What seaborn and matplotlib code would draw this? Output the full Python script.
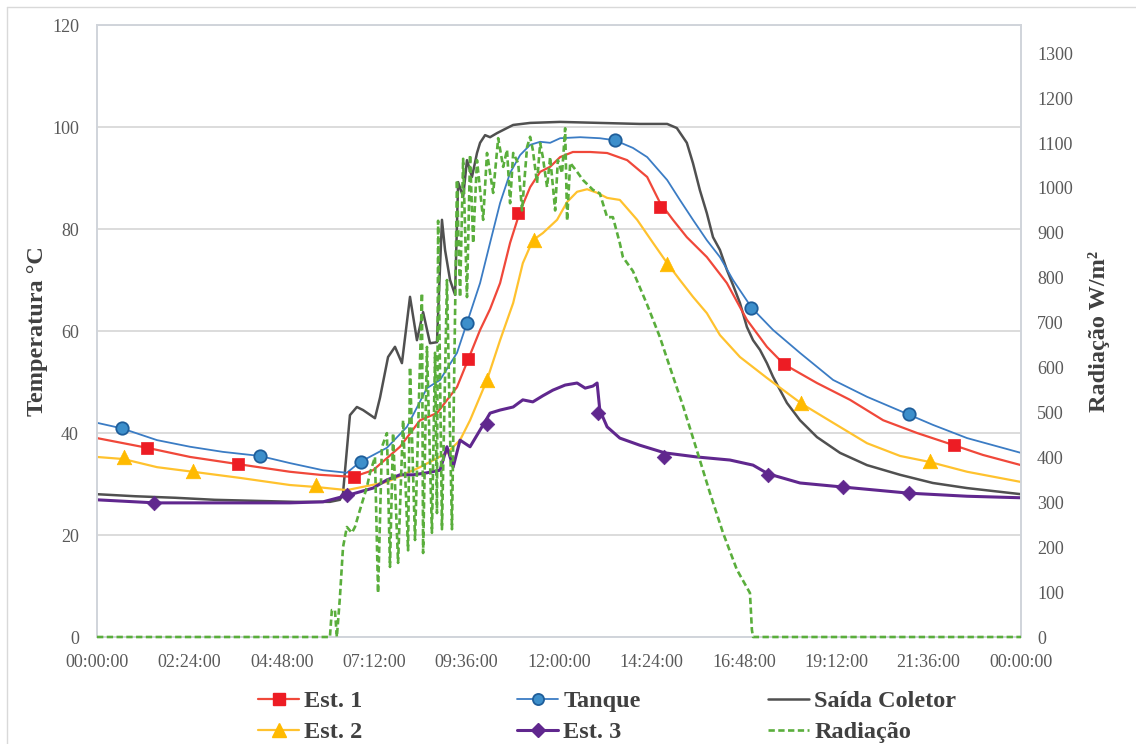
import numpy as np
import pandas as pd
import matplotlib
matplotlib.use("Agg")
import matplotlib.pyplot as plt
from matplotlib.lines import Line2D
import seaborn as sns

# ---------------- data (time in hours of day) ----------------
tick_hours = [0, 2.4, 4.8, 7.2, 9.6, 12.0, 14.4, 16.8, 19.2, 21.6, 24.0]
tick_labels = ["00:00:00", "02:24:00", "04:48:00", "07:12:00", "09:36:00", "12:00:00",
               "14:24:00", "16:48:00", "19:12:00", "21:36:00", "00:00:00"]
temp_ticks = [0, 20, 40, 60, 80, 100, 120]
rad_ticks = list(range(0, 1400, 100))

coletor_t = [0.00, 0.99, 2.03, 3.06, 4.10, 5.14, 6.05, 6.31, 6.39, 6.49, 6.57, 6.75, 6.91, 7.22,
             7.35, 7.56, 7.74, 7.92, 8.13, 8.31, 8.47, 8.65, 8.83, 8.96, 9.04, 9.17, 9.30, 9.38,
             9.51, 9.61, 9.74, 9.87, 9.95, 10.08, 10.21, 10.39, 10.65, 10.81, 11.25, 12.03, 13.06,
             14.10, 14.81, 15.06, 15.32, 15.48, 15.66, 15.84, 16.00, 16.18, 16.36, 16.52, 16.70,
             16.88, 17.04, 17.22, 17.40, 17.56, 17.92, 18.26, 18.70, 19.30, 20.00, 20.86, 21.71,
             22.60, 24.00]
coletor_v = [28.0, 27.6, 27.3, 26.9, 26.7, 26.5, 26.5, 26.9, 28.2, 36.7, 43.5, 45.1, 44.5, 42.9,
             46.9, 54.9, 56.9, 53.7, 66.7, 58.2, 63.7, 57.6, 57.8, 81.8, 75.9, 70.0, 67.1, 89.2,
             86.3, 93.5, 90.2, 94.9, 96.9, 98.4, 98.0, 98.8, 99.8, 100.4, 100.8, 101.0, 100.8,
             100.6, 100.6, 99.8, 96.9, 92.9, 87.6, 83.1, 78.4, 75.9, 72.0, 69.0, 65.5,
             60.8, 58.2, 56.3, 53.7, 51.0, 45.9, 42.5, 39.2, 36.1, 33.7, 31.8, 30.2,
             29.2, 28.0]

tanque_t = [0.00, 0.65, 1.56, 2.42, 3.27, 4.23, 5.01, 5.87, 6.49, 6.83, 7.53, 8.05, 8.57, 8.91,
            9.35, 9.61, 9.95, 10.21, 10.47, 10.73, 10.99, 11.25, 11.51, 11.77, 12.03, 12.55,
            13.06, 13.45, 13.92, 14.29, 14.81, 15.14, 15.48, 15.84, 16.18, 16.52, 17.01, 17.56,
            18.26, 19.12, 20.00, 21.09, 21.71, 22.60, 24.00]
tanque_v = [42.0, 40.9, 38.6, 37.3, 36.3, 35.5, 34.1, 32.7, 32.2, 34.3, 37.1, 41.2, 48.8, 50.4,
            55.7, 61.6, 69.4, 77.3, 85.1, 91.0, 94.5, 96.5, 97.1, 96.9, 97.8, 98.0,
            97.8, 97.4, 95.9, 94.1, 89.6, 85.7, 81.8, 77.8, 74.5, 70.0, 64.5, 60.2,
            55.7, 50.4, 47.1, 43.6, 41.6, 39.0, 36.1]

est1_t = [0.00, 1.30, 2.42, 3.66, 5.01, 5.79, 6.65, 7.17, 7.87, 8.39, 8.83, 9.35, 9.64, 9.95,
          10.21, 10.47, 10.73, 10.99, 11.25, 11.51, 11.77, 12.03, 12.36, 12.81, 13.25, 13.77,
          14.29, 14.62, 14.96, 15.32, 15.84, 16.36, 16.88, 17.40, 17.84, 18.70, 19.56, 20.42,
          21.30, 22.26, 23.01, 24.00]
est1_v = [39.0, 37.1, 35.3, 33.9, 32.4, 31.8, 31.4, 32.7, 37.3, 42.5, 43.9, 49.0, 54.4, 60.2,
          64.3, 69.4, 77.3, 83.5, 88.2, 91.2, 92.2, 94.1, 95.1, 95.1, 94.9, 93.5,
          90.2, 85.2, 81.8, 78.4, 74.5, 69.4, 62.2, 56.9, 53.5, 49.8, 46.5, 42.5,
          40.0, 37.6, 35.7, 33.7]

est2_t = [0.00, 0.68, 1.56, 2.49, 3.71, 5.01, 5.71, 6.49, 7.53, 8.39, 9.09, 9.43, 9.69, 10.13,
          10.47, 10.81, 11.06, 11.32, 11.58, 11.95, 12.21, 12.47, 12.73, 12.99, 13.25, 13.58,
          14.03, 14.44, 14.81, 15.14, 15.48, 15.84, 16.18, 16.70, 17.40, 18.31, 19.12, 20.00,
          20.86, 21.64, 22.60, 24.00]
est2_v = [35.3, 34.9, 33.3, 32.4, 31.2, 29.8, 29.4, 28.8, 30.4, 33.3, 36.1, 38.6, 42.5, 50.4,
          58.2, 65.5, 73.3, 77.8, 79.2, 81.8, 85.3, 87.3, 87.8, 87.1, 86.1, 85.7,
          81.8, 77.3, 73.3, 70.0, 66.7, 63.5, 59.2, 54.9, 50.8, 45.7, 42.0, 38.0,
          35.5, 34.3, 32.4, 30.4]

est3_t = [0.00, 1.51, 3.27, 5.01, 5.87, 6.52, 7.17, 7.53, 7.87, 8.21, 8.57, 8.91, 9.09, 9.25,
          9.43, 9.69, 10.03, 10.21, 10.47, 10.81, 11.06, 11.32, 11.58, 11.84, 12.16, 12.47,
          12.68, 12.88, 12.99, 13.06, 13.25, 13.58, 14.10, 14.75, 15.58, 16.44, 17.04, 17.43,
          18.26, 19.38, 21.09, 22.60, 24.00]
est3_v = [26.9, 26.3, 26.3, 26.3, 26.5, 27.8, 29.2, 30.8, 31.8, 31.8, 32.2, 32.7, 37.3, 33.3,
          38.6, 37.3, 41.6, 43.9, 44.5, 45.1, 46.5, 46.1, 47.3, 48.4, 49.4, 49.8,
          48.8, 49.2, 49.8, 44.5, 41.2, 39.0, 37.6, 36.1, 35.3, 34.7, 33.7, 32.0,
          30.2, 29.4, 28.2, 27.6, 27.3]

rad_t = [0.00, 6.05, 6.10, 6.18, 6.23, 6.31, 6.39, 6.49, 6.62, 6.70, 6.83, 7.01, 7.09, 7.22,
         7.30, 7.40, 7.53, 7.61, 7.69, 7.82, 7.95, 8.08, 8.13, 8.26, 8.44, 8.47, 8.57, 8.70,
         8.78, 8.83, 8.86, 8.96, 9.09, 9.22, 9.35, 9.43, 9.51, 9.61, 9.69, 9.77, 9.87, 10.03,
         10.13, 10.29, 10.42, 10.55, 10.65, 10.73, 10.81, 10.94, 11.04, 11.17, 11.25, 11.32,
         11.43, 11.51, 11.58, 11.69, 11.77, 11.90, 11.97, 12.08, 12.16, 12.21, 12.29, 12.47,
         12.62, 12.88, 13.06, 13.25, 13.40, 13.58, 13.66, 13.92, 14.29, 14.62, 14.88, 15.22,
         15.58, 15.92, 16.26, 16.62, 16.96, 17.01, 17.04, 24.00]
rad_v = [0, 0, 60, 60, 0, 89, 200, 245, 232, 245, 283, 334, 365, 401,
         98, 423, 454, 156, 454, 165, 483, 193, 601, 216, 766, 187, 646, 232,
         633, 276, 927, 240, 795, 240, 1018, 757, 1065, 757, 1074, 877, 1062, 929,
         1078, 989, 1111, 1047, 1085, 966, 1078, 1055, 950, 1091, 1114, 1085,
         1011, 1100, 1069, 1002, 1069, 950, 1062, 1033, 1133, 927, 1056, 1036,
         1018, 996, 988, 935, 935, 877, 846, 815, 740, 668, 601, 515,
         416, 321, 232, 150, 98, 16, 0, 0]

# marker positions (as drawn by the spreadsheet, every n-th sample)
est1_mk_t = [1.30, 3.66, 6.68, 9.64, 10.94, 14.62, 17.84, 22.26]
est1_mk_v = [37.1, 34.0, 31.4, 54.5, 83.1, 84.3, 53.5, 37.6]
tanque_mk_t = [0.65, 4.23, 6.86, 9.61, 13.45, 16.99, 21.09]
tanque_mk_v = [41.0, 35.5, 34.3, 61.6, 97.5, 64.5, 43.7]
est2_mk_t = [0.70, 2.49, 5.69, 10.13, 11.35, 14.81, 18.29, 21.64]
est2_mk_v = [35.3, 32.5, 29.8, 50.4, 77.8, 73.1, 45.9, 34.5]
est3_mk_t = [1.48, 6.49, 10.13, 13.01, 14.73, 17.43, 19.38, 21.09]
est3_mk_v = [26.3, 27.8, 41.8, 43.9, 35.3, 31.8, 29.4, 28.2]

# ---------------- style ----------------
sns.set_style("white")
plt.rcParams['font.family'] = ['Liberation Serif', 'DejaVu Serif']

C_EST1, C_EST1_MK = "#F0483A", "#ED1C24"
C_TANQ, C_TANQ_MK, C_TANQ_EDGE = "#3B7CC4", "#3D8FCB", "#1F5E9A"
C_COL = "#505050"
C_EST2, C_EST2_MK = "#FFC22E", "#FFBA00"
C_EST3 = "#60278E"
C_RAD = "#5AAE3C"
TXT = "#404040"
TICK = "#595959"

W, H = 1136, 744
fig = plt.figure(figsize=(W / 100, H / 100), dpi=100)
ax = fig.add_axes([97 / W, 107 / H, (1021 - 97) / W, (637 - 25) / H])
ax2 = ax.twinx()

# temperature lines
sns.lineplot(x=coletor_t, y=coletor_v, ax=ax, color=C_COL, lw=1.8, estimator=None, sort=False, legend=False)
sns.lineplot(x=est2_t, y=est2_v, ax=ax, color=C_EST2, lw=1.6, estimator=None, sort=False, legend=False)
sns.lineplot(x=est1_t, y=est1_v, ax=ax, color=C_EST1, lw=1.6, estimator=None, sort=False, legend=False)
sns.lineplot(x=tanque_t, y=tanque_v, ax=ax, color=C_TANQ, lw=1.3, estimator=None, sort=False, legend=False)
sns.lineplot(x=est3_t, y=est3_v, ax=ax, color=C_EST3, lw=2.2, estimator=None, sort=False, legend=False)

# markers
sns.scatterplot(x=est1_mk_t, y=est1_mk_v, ax=ax, marker='s', s=70, color=C_EST1_MK, edgecolor=C_EST1_MK,
                linewidth=0.5, legend=False, zorder=5)
sns.scatterplot(x=tanque_mk_t, y=tanque_mk_v, ax=ax, marker='o', s=80, color=C_TANQ_MK, edgecolor=C_TANQ_EDGE,
                linewidth=1.3, legend=False, zorder=5)
sns.scatterplot(x=est2_mk_t, y=est2_mk_v, ax=ax, marker='^', s=110, color=C_EST2_MK, edgecolor=C_EST2_MK,
                linewidth=0.5, legend=False, zorder=5)
sns.scatterplot(x=est3_mk_t, y=est3_mk_v, ax=ax, marker='D', s=55, color=C_EST3, edgecolor=C_EST3,
                linewidth=0.5, legend=False, zorder=5)

# radiation (secondary axis)
sns.lineplot(x=rad_t, y=rad_v, ax=ax2, color=C_RAD, lw=1.9, linestyle=(0, (2.4, 1.3)),
             estimator=None, sort=False, legend=False, clip_on=False, zorder=4)

# axes
ax.set_xlim(0, 24)
ax.set_ylim(0, 120)
ax2.set_ylim(0, 1363)
ax.set_xticks(tick_hours)
ax.set_xticklabels(tick_labels)
ax.set_yticks(temp_ticks)
ax2.set_yticks(rad_ticks)
ax.yaxis.grid(True, color="#D9D9D9", lw=1.3)
ax.xaxis.grid(False)
ax2.grid(False)
ax.set_axisbelow(True)
for a in (ax, ax2):
    for side, sp in a.spines.items():
        sp.set_color("#D0D4DA")
        sp.set_linewidth(1.2)
    a.tick_params(length=0, labelsize=13, labelcolor=TICK)
ax.tick_params(axis='x', pad=12)
ax.tick_params(axis='y', pad=13)
ax2.tick_params(axis='y', pad=11.5)

ax.set_ylabel("Temperatura °C", fontsize=17.5, fontweight='bold', color=TXT, labelpad=3)
ax2.set_ylabel("Radiação W/m²", fontsize=17.5, fontweight='bold', color=TXT, labelpad=11)
ax.set_xlabel("")

# legend (three columns)
h_est1 = Line2D([], [], color=C_EST1, lw=1.6, marker='s', ms=8, mfc=C_EST1_MK, mec=C_EST1_MK)
h_est2 = Line2D([], [], color=C_EST2, lw=1.6, marker='^', ms=10, mfc=C_EST2_MK, mec=C_EST2_MK)
h_tanq = Line2D([], [], color=C_TANQ, lw=1.3, marker='o', ms=8, mfc=C_TANQ_MK, mec=C_TANQ_EDGE, mew=1.3)
h_est3 = Line2D([], [], color=C_EST3, lw=2.2, marker='D', ms=7, mfc=C_EST3, mec=C_EST3)
h_col = Line2D([], [], color=C_COL, lw=1.8)
h_rad = Line2D([], [], color=C_RAD, lw=1.9, linestyle=(0, (2.4, 1.3)))

for handles, labels, x in [([h_est1, h_est2], ["Est. 1", "Est. 2"], 258),
                           ([h_tanq, h_est3], ["Tanque", "Est. 3"], 517),
                           ([h_col, h_rad], ["Saída Coletor", "Radiação"], 768)]:
    leg = fig.legend(handles, labels, loc='upper left', bbox_to_anchor=(x / W, 1 - 690 / H),
                     frameon=False, borderpad=0, borderaxespad=0, handlelength=1.7,
                     handletextpad=0.2, labelspacing=0.37,
                     prop={'size': 17.5, 'weight': 'bold'})
    for t in leg.get_texts():
        t.set_color(TXT)

# outer chart border
fig.add_artist(Line2D([7 / W, 7 / W], [0, 1 - 7 / H], transform=fig.transFigure, color="#D9D9D9", lw=1))
fig.add_artist(Line2D([7 / W, 1], [1 - 7 / H, 1 - 7 / H], transform=fig.transFigure, color="#D9D9D9", lw=1))

fig.savefig("out.png", dpi=100)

☆ ☆ ☆ ☆ ☆ ☆ ☆

_Task to carry out_: Leave out the pictures and repeat the lines from the start of the material through the line with "29.2, 28.0]", inclusive.

_Answer in full_:
What seaborn and matplotlib code would draw this? Output the full Python script.
import numpy as np
import pandas as pd
import matplotlib
matplotlib.use("Agg")
import matplotlib.pyplot as plt
from matplotlib.lines import Line2D
import seaborn as sns

# ---------------- data (time in hours of day) ----------------
tick_hours = [0, 2.4, 4.8, 7.2, 9.6, 12.0, 14.4, 16.8, 19.2, 21.6, 24.0]
tick_labels = ["00:00:00", "02:24:00", "04:48:00", "07:12:00", "09:36:00", "12:00:00",
               "14:24:00", "16:48:00", "19:12:00", "21:36:00", "00:00:00"]
temp_ticks = [0, 20, 40, 60, 80, 100, 120]
rad_ticks = list(range(0, 1400, 100))

coletor_t = [0.00, 0.99, 2.03, 3.06, 4.10, 5.14, 6.05, 6.31, 6.39, 6.49, 6.57, 6.75, 6.91, 7.22,
             7.35, 7.56, 7.74, 7.92, 8.13, 8.31, 8.47, 8.65, 8.83, 8.96, 9.04, 9.17, 9.30, 9.38,
             9.51, 9.61, 9.74, 9.87, 9.95, 10.08, 10.21, 10.39, 10.65, 10.81, 11.25, 12.03, 13.06,
             14.10, 14.81, 15.06, 15.32, 15.48, 15.66, 15.84, 16.00, 16.18, 16.36, 16.52, 16.70,
             16.88, 17.04, 17.22, 17.40, 17.56, 17.92, 18.26, 18.70, 19.30, 20.00, 20.86, 21.71,
             22.60, 24.00]
coletor_v = [28.0, 27.6, 27.3, 26.9, 26.7, 26.5, 26.5, 26.9, 28.2, 36.7, 43.5, 45.1, 44.5, 42.9,
             46.9, 54.9, 56.9, 53.7, 66.7, 58.2, 63.7, 57.6, 57.8, 81.8, 75.9, 70.0, 67.1, 89.2,
             86.3, 93.5, 90.2, 94.9, 96.9, 98.4, 98.0, 98.8, 99.8, 100.4, 100.8, 101.0, 100.8,
             100.6, 100.6, 99.8, 96.9, 92.9, 87.6, 83.1, 78.4, 75.9, 72.0, 69.0, 65.5,
             60.8, 58.2, 56.3, 53.7, 51.0, 45.9, 42.5, 39.2, 36.1, 33.7, 31.8, 30.2,
             29.2, 28.0]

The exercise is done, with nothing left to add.